Friday, March 29, 2013

The Cinema File #147: "All Superheroes Must Die (aka Vs.)" Review


You know, I'm a sucker for superheroes. Despite what you may think based on my reviews for the two highest grossing superhero movies of 2012, it actually takes a lot for me to outright dislike one. As hit and miss as the last fifteen or so years of the comic book movie renaissance have been, I still have to consider it a net positive, if only because it has shifted the realm of possibility to allow for movies like All Superheroes Must Die to exist. A movie this esoteric, a superhero horror thriller not based on any established franchise or character (that I know of), would never have been made twenty years ago, and while it has its flaws, my appreciation for the effort and the care taken with it is illustrative of a true labor of comic book love, and I found it to be highly enjoyable.




All Superheroes Must Die, also known as Vs., finds a group of twenty something superheroes formerly part of a team until an implied bitter breakup, waking up in a town filled with innocent victims strapped to explosives, their powers gone, forced to go through a series of deadly games designed by their greatest enemy to test their morality and ultimately kill them. Right away I like how the movie throws you right into the action, only gaining more background through dialogue and in a few scant flashbacks, and everything from how these characters relate to one another to what powers they used to have is revealed in a blink and you'll miss it fashion that assumes you are paying attention. Characters are established as they face hardships and showcase who they are, and nothing is spoonfed to us or beaten over our heads.


The limitations of the budget result in a strange but ultimately effective sort of proto-punk 60's Adam West Batman feel, with very simple costumes that look like they were homemade (because they most likely were), which enriches the story as we learn how and why these people became superheroes in the first place. The only actor I recognized among the heroes was the kid who played Havoc in X-Men: First Class, here playing a similarly rough around the edges character called Cutthroat, and while the cast of relative unknowns aren't always necessarily the best actors, they all get a moment or two to shine and any less than stellar performances are made up for with the better ones. Jason Trost, who also wrote and directed the film, plays the team's de facto leader Charge, and his stalwart good guy brought to the breaking point is surprisingly effective in a way that sneaks up on you, and its certainly a major highlight.

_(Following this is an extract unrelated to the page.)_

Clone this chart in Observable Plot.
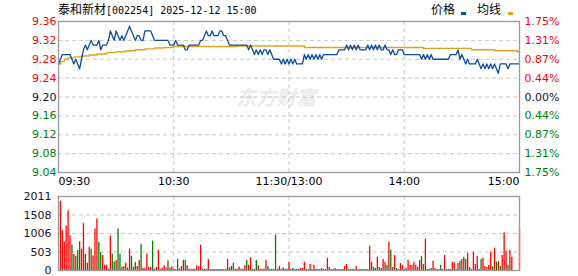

James Remar from Dexter plays the villain, a seemingly crippled supervillain named Rickshaw who appears mostly via video camera set ups to inform his victims of the rules he's devised for each game. He definitely chews the scenery quite a bit and his take on the character might be too over the top for some, but especially in the context of a comic book sensibility, I thought it worked. Rickshaw comes off as a kooky Silver Age villain who probably never caused too much trouble, complete with an askew bowtie, until one day he apparently just lost it and decided to stop playing around with the people who keep putting him in jail. Driven homicidally insane by his constant failure, he maintains the goofy accoutrements of a C-List bad guy like henchmen dressed in bear suits, but shows no mercy as he makes his enemies helplessly watch him destroy innocent life and put them in danger at every turn.


One thing I found a bit distracting was the ages of the characters. This is a story that seems to be more appropriate for an older group of heroes coming out of retirement rather then a group just out of the teen sidekick age range. Their history never seems as rich as it could be because of this, and where they would be grizzled and resolute if they were older, sometimes our main heroes come off as annoyingly snotty or naive. The movie appears to recognize this at one point by going out of its way to address their youthful appearances, implying that they are older than they look because their powers keep them young, but this didn't really make it better. There's enough to the movie that it never outright feels like a bunch of nerdy cosplayers, but there are moments that come close, only because I find it hard to believe just on a physical level that these people are superheroes.


I can't help but forgive the film's flaws knowing the restrictions surrounding the production. Evidently the movie was made for $20,000 in only two months, and just the fact that they were able to make it look this good and come up with anything written this well in that time frame and budget is astonishing. I wouldn't go so far as to call it a masterpiece or one of the best superhero movies I've ever seen, but it does what it sets out to do very well, marrying two genres that I would not have considered compatible before seeing the final product. Its at times grim, maudlin, hopeful, and kickass, and easily exceeded my expectations. Definitely check it out if you get the chance.